Once celebrated primarily as a consumer-friendly alternative to traditional bank wires, Wise has quietly evolved into a foundational layer for cross-border financial infrastructure. While its public-facing app still serves over 18 million customers in 100+ countries, deeper analysis of its operational architecture—and recent regulatory filings, partnership disclosures, and technical documentation—shows a company increasingly focused on powering other institutions’ global payout capabilities.
The Infrastructure Turn: From App to API
Wise no longer positions itself solely as a direct-to-consumer brand. Its 2023 annual report explicitly references ‘B2B2C enablement’ as a core growth vector, with B2B revenue growing 42% year-on-year—outpacing consumer transaction volume growth by nearly 15 percentage points. This isn’t just about white-labeling; it’s about providing programmable access to local currency accounts, real-time FX execution, and settlement reconciliation—all via ISO 20022-compliant APIs. Major neobanks in LATAM and Southeast Asia now route outbound payroll and merchant payouts through Wise’s local settlement network rather than SWIFT, reducing average processing time from 1–3 business days to under 15 seconds in 37 markets.
How Local Settlement Actually Works (Beyond the Marketing)
At its core, Wise’s local settlement model relies on a distributed ledger of regulated, in-country banking licenses and correspondent relationships—not blockchain, but a tightly coordinated mesh of local banking infrastructure. In each supported country, Wise holds either a full banking license or a payment institution license that permits holding customer funds in local currency. When a UK business pays a freelancer in Poland, Wise doesn’t move GBP across borders. Instead, it debits GBP from the UK account at the prevailing mid-market rate, credits PLN to its own Polish bank account (held with Bank Millennium), and instantly settles PLN to the freelancer’s local IBAN. No FX conversion occurs at the recipient end—eliminating hidden spreads and dynamic currency conversion fees.
Key Technical & Regulatory Enablers
- ISO 20022 message standardization: Enables granular, structured data exchange with banks and clearing systems—critical for automated reconciliation and audit trails.
- Local licensing in 12 jurisdictions: Includes UK (FCA), EU (Estonia & Netherlands), US (MSBs in 49 states), Singapore (MAS), Australia (APRA), and Japan (FSA).
- Real-time FX engine with sub-second pricing: Aggregates liquidity from 12+ institutional providers, updating rates every 200ms during market hours.
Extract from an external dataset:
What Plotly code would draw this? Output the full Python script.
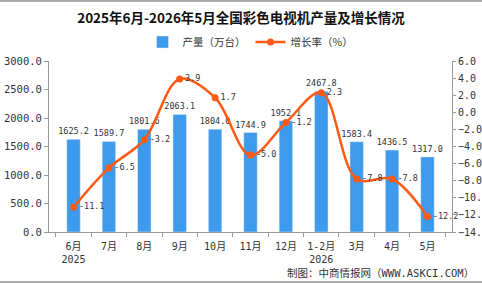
import plotly.graph_objects as go

categories = ["6月<br>2025", "7月", "8月", "9月", "10月", "11月", "12月", "1-2月<br>2026", "3月", "4月", "5月"]
output = [1625.2, 1589.7, 1801.6, 2063.1, 1804.0, 1744.9, 1952.1, 2467.8, 1583.4, 1436.5, 1317.0]
growth = [-11.1, -6.5, -3.2, 3.9, 1.7, -5.0, -1.2, 2.3, -7.8, -7.8, -12.2]

FONT = "Noto Sans CJK SC"
MONO = "DejaVu Sans Mono, Noto Sans CJK SC"
BAR_C = "#3d9aec"
LINE_C = "#ff5a14"
TXT = "#333333"

fig = go.Figure()
fig.add_trace(go.Bar(
    x=categories, y=output, name="产量（万台）",
    marker=dict(color=BAR_C), width=0.38,
    text=[f"{v:.1f}" for v in output], textposition="outside",
    constraintext="none",
    textfont=dict(size=8.5, color=TXT, family=MONO),
    cliponaxis=False,
))
fig.add_trace(go.Scatter(
    x=categories, y=growth, name="增长率（%）", yaxis="y2",
    mode="lines+markers+text",
    line=dict(color=LINE_C, width=2.5, shape="spline", smoothing=1.0),
    marker=dict(color=LINE_C, size=7),
    text=[f"{v:.1f}" for v in growth], textposition="middle right",
    textfont=dict(size=8.5, color=TXT, family=MONO),
    cliponaxis=False,
))

H_PLOT = 171.0
W_PLOT = 403.0
fig.update_layout(
    width=482, height=284,
    margin=dict(l=49, r=30, t=61, b=52, autoexpand=False),
    paper_bgcolor="white", plot_bgcolor="white",
    font=dict(family=FONT, size=10, color=TXT),
    title=dict(text="<b>2025年6月-2026年5月全国彩色电视机产量及增长情况</b>",
               x=0.5, xanchor="center", y=0.936, yanchor="middle",
               font=dict(size=13.5, color="#111111", family=FONT)),
    legend=dict(orientation="h", x=0.5, xanchor="center", y=(232 - 42) / H_PLOT, yanchor="middle",
                font=dict(size=10.5, color=TXT, family=FONT), bgcolor="rgba(0,0,0,0)",
                itemwidth=30),
    showlegend=True,
    xaxis=dict(showline=True, linecolor="#999999", ticks="outside", tickson="boundaries",
               tickcolor="#999999", ticklen=4, ticklabelstandoff=5, tickangle=0,
               automargin=False,
               tickfont=dict(size=10, color=TXT, family=MONO),
               showgrid=False),
    yaxis=dict(range=[0, 3000], dtick=500, tickformat=".1f", showline=True,
               linecolor="#999999", ticks="outside", tickcolor="#999999", ticklen=4,
               showgrid=False, zeroline=False, automargin=False,
               tickfont=dict(size=10.5, color=TXT, family=MONO)),
    yaxis2=dict(range=[-14, 6], dtick=2, tickformat=".1f", overlaying="y", side="right",
                showline=True, linecolor="#999999", ticks="outside", tickcolor="#999999",
                ticklen=3, showgrid=False, zeroline=False, automargin=False,
                tickfont=dict(size=10, color=TXT, family=MONO)),
    annotations=[dict(text="制图：中商情报网（WWW.ASKCI.COM）", xref="paper", yref="paper",
                      x=(476 - 49) / W_PLOT, y=(232 - 273) / H_PLOT, xanchor="right",
                      yanchor="middle", showarrow=False,
                      font=dict(size=10.5, color=TXT, family=MONO))],
    shapes=[
        dict(type="line", xref="paper", yref="paper", x0=-49 / W_PLOT, x1=(482 - 49) / W_PLOT,
             y0=(232 - 1) / H_PLOT, y1=(232 - 1) / H_PLOT, line=dict(color="#aaaaaa", width=2)),
        dict(type="line", xref="paper", yref="paper", x0=-49 / W_PLOT, x1=(482 - 49) / W_PLOT,
             y0=(232 - 282) / H_PLOT, y1=(232 - 282) / H_PLOT, line=dict(color="#aaaaaa", width=2)),
    ],
)

fig.write_html("out.html")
- Automated AML/KYC orchestration: Integrates with Trulioo, Onfido, and local government ID databases to maintain <98% auto-approval rates for low-risk business customers.
- Multi-currency accounting layer: Allows corporate clients to track P&L, tax liabilities, and intercompany balances in native currencies without manual revaluation.
The Competitive Implication: Not Just Cheaper, But Faster and More Compliant
What distinguishes Wise’s evolution from legacy players like Western Union or even newer entrants like Remitly is its insistence on regulatory parity—not just cost parity. By securing direct access to national payment systems (e.g., India’s UPI, Brazil’s PIX, Mexico’s SPEI), Wise enables true ‘local-in, local-out’ flows. This reduces counterparty risk, simplifies FATF Travel Rule compliance, and allows clients to meet local data residency requirements without building in-country tech stacks. For multinational employers, this means payroll can be processed in EUR, disbursed in IDR, reported in USD, and audited in accordance with Indonesian Financial Accounting Standards—all within a single integrated workflow. That level of interoperability remains rare outside central bank digital currency pilots.
As central banks accelerate real-time payment interoperability and regulators tighten FX transparency rules—particularly under the EU’s upcoming Payment Services Regulation (PSR) and the UK’s FCA Cross-Border Payments Review—Wise’s infrastructure-first approach signals where the industry is headed: not toward more apps, but toward modular, licensed, and auditable components that let financial institutions assemble compliant global rails without reinventing compliance, custody, or settlement. The next frontier won’t be cheaper transfers—it will be borderless finance that feels local, everywhere.